Where has been your favourite writing location so far?

My favourite is Los Angeles, that city is super creative. The vibration over there is really high and it helps a lot with creativity. If I had to go back somewhere to write again it’d be L.A. You can write anywhere though—in your bedroom at home, or elsewhere. I try to write five songs a week and keep learning, honing my craft. I try to keep creating all the time.

You’ve titled the single and the album, ‘War’, stating it’s about the internal struggles we all face. Why War though? Why not (for example) ‘Struggle’? What inspired this very specific title choice?

I think calling the record something like ‘Struggle’ might have come off as a bit of a joke. ‘War’ is more appropriate. I come from a pretty decent family, and ‘War’ isn’t so much about my own struggle. It’s more about everyone’s battles, all of us, not just one person.
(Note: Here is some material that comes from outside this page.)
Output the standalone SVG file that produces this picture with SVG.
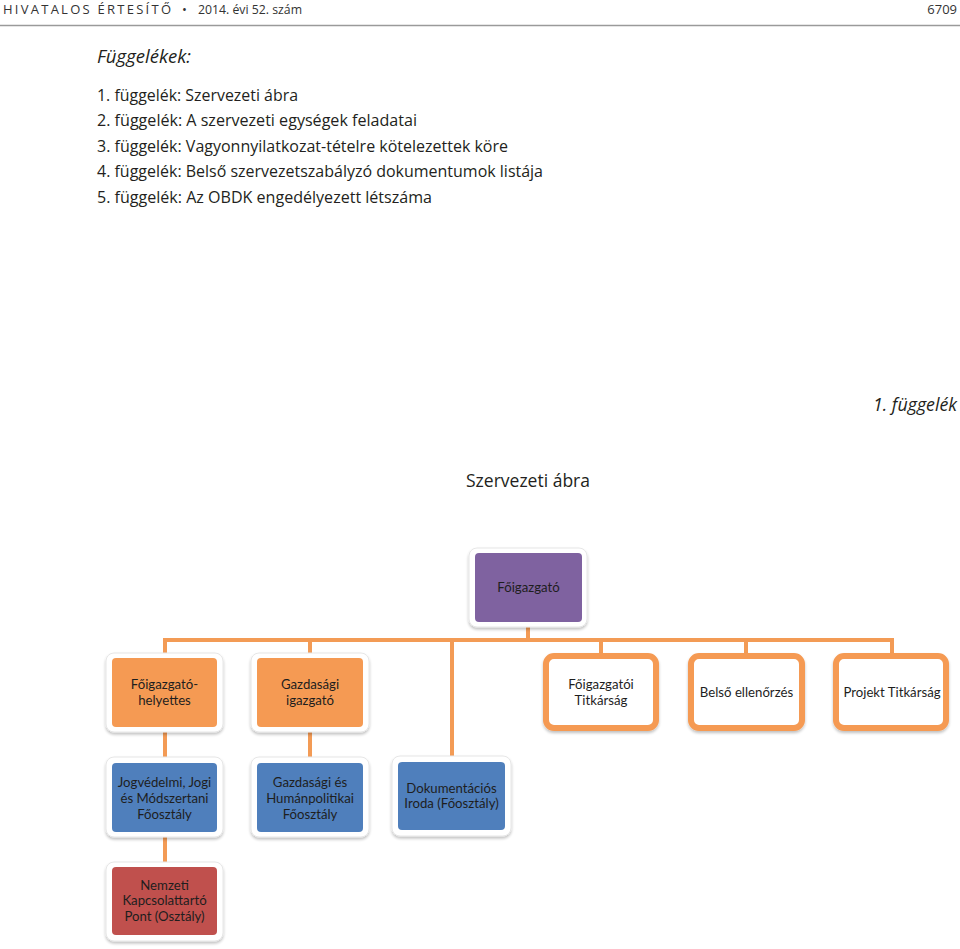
<svg xmlns="http://www.w3.org/2000/svg" width="960" height="949" viewBox="0 0 960 949">
<style>
.hdr{font-family:"Open Sans","Liberation Sans",sans-serif;font-size:13px;fill:#333}
.body{font-family:"Open Sans","Liberation Sans",sans-serif;font-size:16px;fill:#231f20}
.it{font-family:"Open Sans","Liberation Sans",sans-serif;font-style:italic;font-size:18px;fill:#231f20}
.ttl{font-family:"Open Sans","Liberation Sans",sans-serif;font-size:18px;fill:#231f20}
.lbl{font-family:"Lato","Liberation Sans",sans-serif;font-size:13.2px;fill:#1e1e1e;text-anchor:middle}
.con{stroke:#f39b55;stroke-width:4;fill:none}
.halo{fill:#fff;stroke:#e6e6e6;stroke-width:1;filter:url(#sh)}
.pur{fill:#7f62a0}
.org{fill:#f59a53}
.blu{fill:#4f7fbc}
.red{fill:#c0504d}
.ob{fill:#fff;stroke:#f59a53;stroke-width:6;filter:url(#sh)}
</style>
<defs>
<filter id="sh" x="-10%" y="-10%" width="120%" height="125%">
<feGaussianBlur in="SourceAlpha" stdDeviation="1.5"/>
<feOffset dx="0" dy="1.5" result="b"/>
<feComponentTransfer><feFuncA type="linear" slope="0.25"/></feComponentTransfer>
<feMerge><feMergeNode/><feMergeNode in="SourceGraphic"/></feMerge>
</filter>
</defs>
<rect width="960" height="949" fill="#fff"/>
<g id="header">
<text class="hdr" x="3" y="14" textLength="168" lengthAdjust="spacing">HIVATALOS ÉRTESÍTŐ</text>
<text class="hdr" x="182" y="14">•</text>
<text class="hdr" x="198" y="14" textLength="104" lengthAdjust="spacingAndGlyphs">2014. évi 52. szám</text>
<text class="hdr" x="957" y="14" text-anchor="end">6709</text>
<line x1="0" y1="25.5" x2="960" y2="25.5" stroke="#9a9a9a" stroke-width="1.5"/>
</g>
<g id="intro">
<text class="it" x="97" y="63" textLength="94" lengthAdjust="spacingAndGlyphs">Függelékek:</text>
<text class="body" x="97" y="101" textLength="201" lengthAdjust="spacingAndGlyphs">1. függelék: Szervezeti ábra</text>
<text class="body" x="97" y="126" textLength="320" lengthAdjust="spacingAndGlyphs">2. függelék: A szervezeti egységek feladatai</text>
<text class="body" x="97" y="152" textLength="411" lengthAdjust="spacingAndGlyphs">3. függelék: Vagyonnyilatkozat-tételre kötelezettek köre</text>
<text class="body" x="97" y="177" textLength="446" lengthAdjust="spacingAndGlyphs">4. függelék: Belső szervezetszabályzó dokumentumok listája</text>
<text class="body" x="97" y="203" textLength="335" lengthAdjust="spacingAndGlyphs">5. függelék: Az OBDK engedélyezett létszáma</text>
<text class="it" x="957" y="411" text-anchor="end" textLength="84" lengthAdjust="spacingAndGlyphs">1. függelék</text>
<text class="ttl" x="466" y="487" textLength="124" lengthAdjust="spacingAndGlyphs">Szervezeti ábra</text>
</g>
<g id="connectors">
<line class="con" x1="528" y1="627" x2="528" y2="640"/>
<line class="con" x1="163" y1="640" x2="894" y2="640"/>
<line class="con" x1="165" y1="638" x2="165" y2="654"/>
<line class="con" x1="310" y1="638" x2="310" y2="654"/>
<line class="con" x1="452" y1="638" x2="452" y2="758"/>
<line class="con" x1="601" y1="638" x2="601" y2="654"/>
<line class="con" x1="746" y1="638" x2="746" y2="654"/>
<line class="con" x1="892" y1="638" x2="892" y2="654"/>
<line class="con" x1="165" y1="731" x2="165" y2="759"/>
<line class="con" x1="310" y1="731" x2="310" y2="759"/>
<line class="con" x1="165" y1="836" x2="165" y2="863"/>
</g>
<g id="foigazgato">
<rect class="halo" x="469" y="548" width="118" height="79" rx="8"/>
<rect class="pur" x="475" y="553" width="107" height="69" rx="4"/>
<text class="lbl" x="528.5" y="592">Főigazgató</text>
</g>
<g id="foigazgato-helyettes">
<rect class="halo" x="106" y="653" width="117" height="79" rx="8"/>
<rect class="org" x="112" y="658" width="105" height="69" rx="4"/>
<text class="lbl" x="164.5" y="689">Főigazgató-</text>
<text class="lbl" x="164.5" y="705">helyettes</text>
</g>
<g id="gazdasagi-igazgato">
<rect class="halo" x="251" y="653" width="118" height="79" rx="8"/>
<rect class="org" x="257" y="658" width="106" height="69" rx="4"/>
<text class="lbl" x="310" y="689">Gazdasági</text>
<text class="lbl" x="310" y="705">igazgató</text>
</g>
<g id="foigazgatoi-titkarsag">
<rect class="ob" x="546" y="656" width="110" height="72" rx="8"/>
<text class="lbl" x="601" y="689">Főigazgatói</text>
<text class="lbl" x="601" y="705">Titkárság</text>
</g>
<g id="belso-ellenorzes">
<rect class="ob" x="691" y="656" width="111" height="72" rx="8"/>
<text class="lbl" x="746.5" y="697">Belső ellenőrzés</text>
</g>
<g id="projekt-titkarsag">
<rect class="ob" x="836" y="656" width="110" height="72" rx="8"/>
<text class="lbl" x="892" y="697">Projekt Titkárság</text>
</g>
<g id="jogvedelmi">
<rect class="halo" x="106" y="757" width="117" height="80" rx="8"/>
<rect class="blu" x="112" y="763" width="105" height="69" rx="4"/>
<text class="lbl" x="164.5" y="787">Jogvédelmi, Jogi</text>
<text class="lbl" x="164.5" y="803">és Módszertani</text>
<text class="lbl" x="164.5" y="819">Főosztály</text>
</g>
<g id="gazdasagi-humanpolitikai">
<rect class="halo" x="251" y="757" width="118" height="80" rx="8"/>
<rect class="blu" x="257" y="763" width="106" height="69" rx="4"/>
<text class="lbl" x="310" y="787">Gazdasági és</text>
<text class="lbl" x="310" y="803">Humánpolitikai</text>
<text class="lbl" x="310" y="819">Főosztály</text>
</g>
<g id="dokumentacios">
<rect class="halo" x="392" y="756" width="119" height="80" rx="8"/>
<rect class="blu" x="398" y="762" width="107" height="68" rx="4"/>
<text class="lbl" x="451.5" y="793">Dokumentációs</text>
<text class="lbl" x="451.5" y="808">Iroda (Főosztály)</text>
</g>
<g id="nemzeti-kapcsolattarto">
<rect class="halo" x="106" y="862" width="117" height="79" rx="8"/>
<rect class="red" x="112" y="867" width="105" height="68" rx="4"/>
<text class="lbl" x="164.5" y="890">Nemzeti</text>
<text class="lbl" x="164.5" y="905">Kapcsolattartó</text>
<text class="lbl" x="164.5" y="921">Pont (Osztály)</text>
</g>
</svg>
Some of the lyrics from the single follow that train of thought. I’ve said this before, it’s definitely not a self-help record. Today, with so many high profile people passing away very publicly, life can feel really tough, all the time. Even waiting for something to happen day to day can be tough in the modern environment. Things can seem really stressful. That’s where the title is drawn from. Any of the songs are open to interpretation though, and the title is the same. It’s open to the listener to decide what it means to them, rather than us dictating to the listener what they should take away.

Any words to sign off on for fans, readers and listeners?

I just hope that everyone enjoys the record.

Rival Fire release their debut album ‘War’ on August 11.